Mesmo calcado em Merleau-Ponty e Umberto Eco, o livro de Fortuna envereda para o humor e a comicidade. Com raras exceções. Quando ele escreve sobre pivetes, por exemplo, o que aflora é a perplexidade diante do descaso dos governos. Ele pesquisou e descobriu que João do Rio já escrevia sobre pirralhos abandonados no Rio de Janeiro do princípio do século. A recém-fundada República fazia vistas grossas para o. fenômeno, dando o mau exemplo aos governos seguintes. O resultado está hoje, em forma de violência, nas ruas e entulhando os presídios. Gerações de meninos abandonados se reproduziram nas ruas sob a indiferença das autoridades. A palavra pixote, ensina Fortuna, vem do chinês e significa “não sei”. Muito a propósito!

É ainda na rua que Fortuna busca assunto para mais um ensaio não-literário. Os pichadores, ou grafiteiros, para ele não estão apenas sujando os muros e os prédios públicos. Estão fazendo “aeroarte”. Vândalo ou artista, o jovem que sai de madrugada munido de spray despolitiza a mensagem e se comunica com o mundo. Faz “arte pop” sem saber o que é isso. Suja sem autoridade mas com autoria. O grafiteiro não anda, escala. Sua arte é hermética e cheia de tensão; como o estresse das ruas nas grandes cidades. Até um respeitável senhor, Pietro Maria Bardi (quando dirigia o Museu de Arte de São Paulo) e um artista, plástico de renome internacional, Aldemir Martins, grafitaram muros paulistanos como protesto contra a sujeira dos candidatos políticos – sujeira aí entendida como outras pichações e cartazes político-partidários poluindo visualmente a cidade de São Paulo.

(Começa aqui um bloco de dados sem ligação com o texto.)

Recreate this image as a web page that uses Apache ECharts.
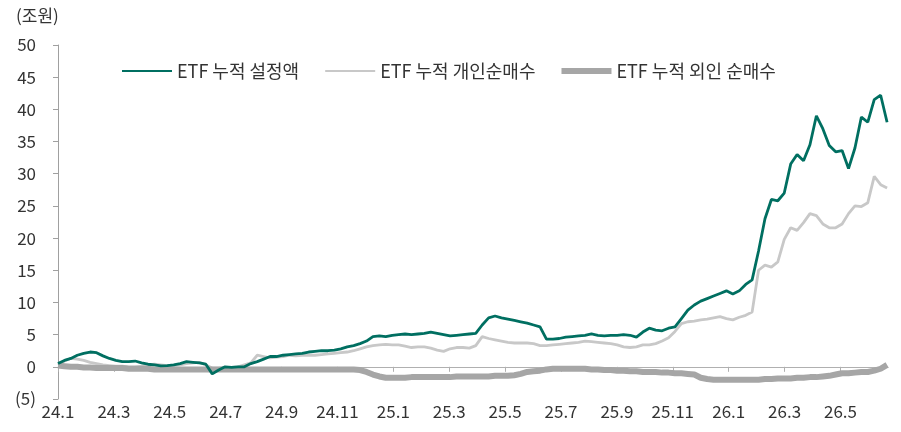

Tudo serve de tema para Felipe Fortuna: a precariedade, a eloquência, a coisa forjada ou a incoerência dos políticos. Tudo serve como medida para a sua ironia fina. Uma incoerência política, por exemplo: quando o governo federal resolveu homenagear escritores, artistas e políticos nas cédulas de cruzados e cruzeiros, não atentaram para a sutileza que algumas dessas celebridades possuíam com relação ao dinheiro. Mário de Andrade vivia reclamando do miserê de seu salário de professor. Machado de Assis, estampado na cédula de mil cruzados, era o maior crítico da sociedade burguesa do século XIX e fez um personagem seu (Damasceno, de Memórias póstumas de Brás Cubas) ganhar apenas “o necessário para endividar-se”. Rui Barbosa, na nota de 10 mil cruzeiros, é outra ironia. Quando Ministro da Fazenda, emitiu papel moeda aos montes, provocou especulações, inflacionou o país e, pressionado pela opinião pública, renunciou ao cargo.

Visibilidade deve ser lido com espírito armado. É que o espírito da graça paira sobre ele. Sobre essa “caverna de mitos contemporâneos”, no entender do jornalista Mário Pontes.